[Python-Dev] LOAD_SELF and SELF_ATTR opcodes

Fri Oct 14 21:43:43 CEST 2005

I ran across an interesting paper about some VM optimizations yesterday:

    http://www.object-arts.com/Papers/TheInterpreterIsDead.PDF

One thing mentioned was that saving even one cycle in their 'PUSH_SELF' 
opcode improved interpreter performance by 5%.  I thought that was pretty 
cool, and then I realized CPython doesn't even *have* a PUSH_SELF opcode.

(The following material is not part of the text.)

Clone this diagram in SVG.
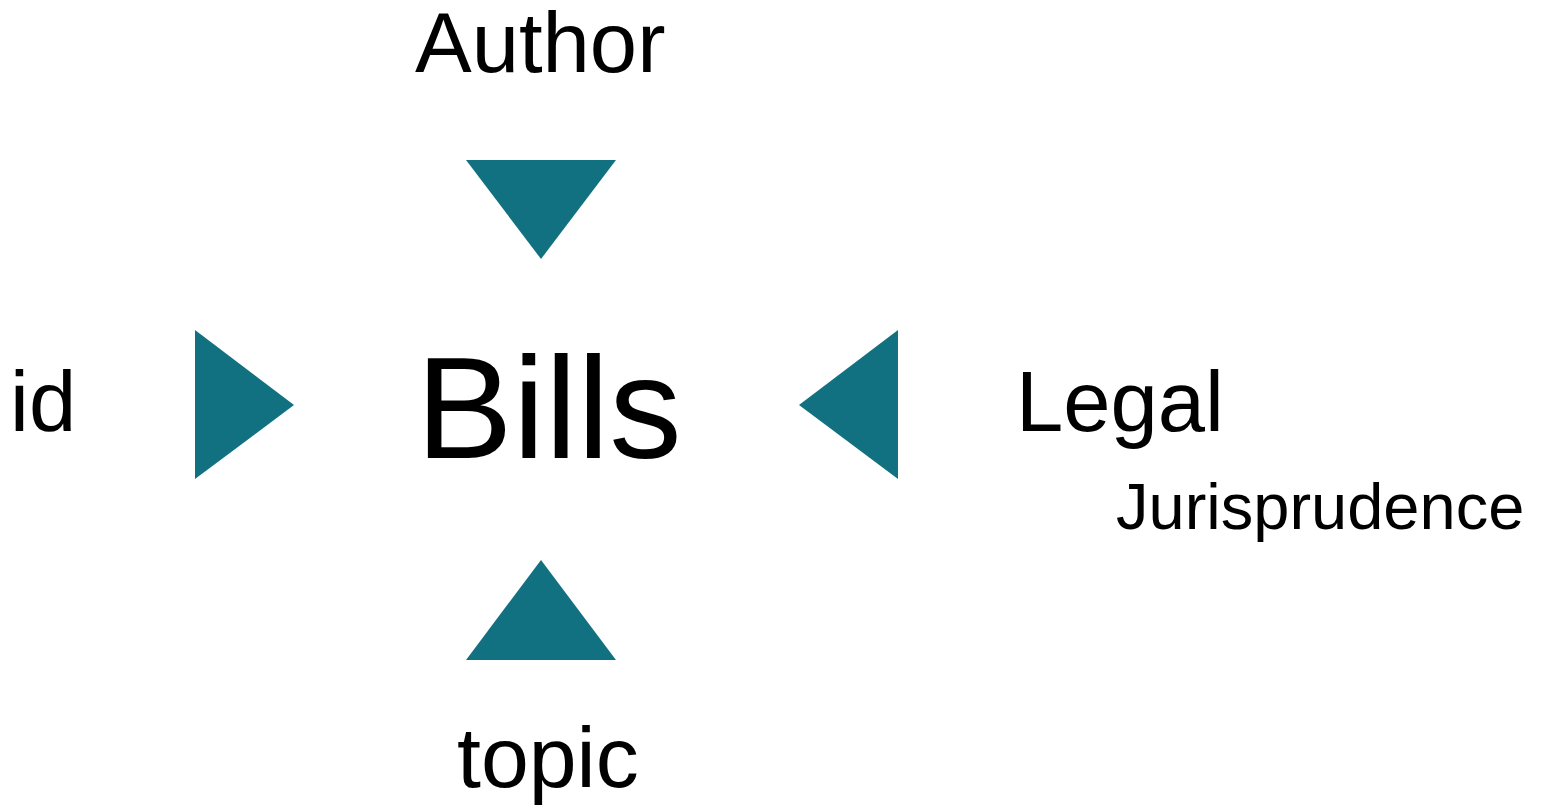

So, today, I took a stab at implementing one, by converting "LOAD_FAST 0" 
calls to a "LOAD_SELF" opcode.  Pystone and Parrotbench improved by about 
2% or so.  That wasn't great, so I added a "SELF_ATTR" opcode that combines 
a LOAD_SELF and a LOAD_ATTR in the same opcode while avoiding extra stack 
and refcount manipulation.  This raised the total improvement for pystone 
to about 5%, but didn't seem to improve parrotbench any further.  I guess 
parrotbench doesn't do much self.attr stuff in places that really count, 
and looking at the code it indeed seems that most self.* stuff is done at 
higher levels of the parsing benchmark, not the innermost loops.

Indeed, even pystone doesn't do much attribute access on the first argument 
of most of its functions, especially not those in inner loops.  Only 
Proc1() and the Record.copy() method do anything that would be helped by 
SELF_ATTR.  But it seems to me that this is very unusual for 
object-oriented code, and that more common uses of Python should be helped 
a lot more by this.  Do we have any benchmarks that don't use 'foo = 
self.foo' type shortcuts in their inner loops?

Anyway, my main question is, do these sound like worthwhile 
optimizations?  The code isn't that complex; the only tricky thing I did 
was having the opcodes' error case (unbound local) fall through to the 
LOAD_FAST opcode so as not to duplicate the error handling code, in the 
hopes of keeping the eval loop size down.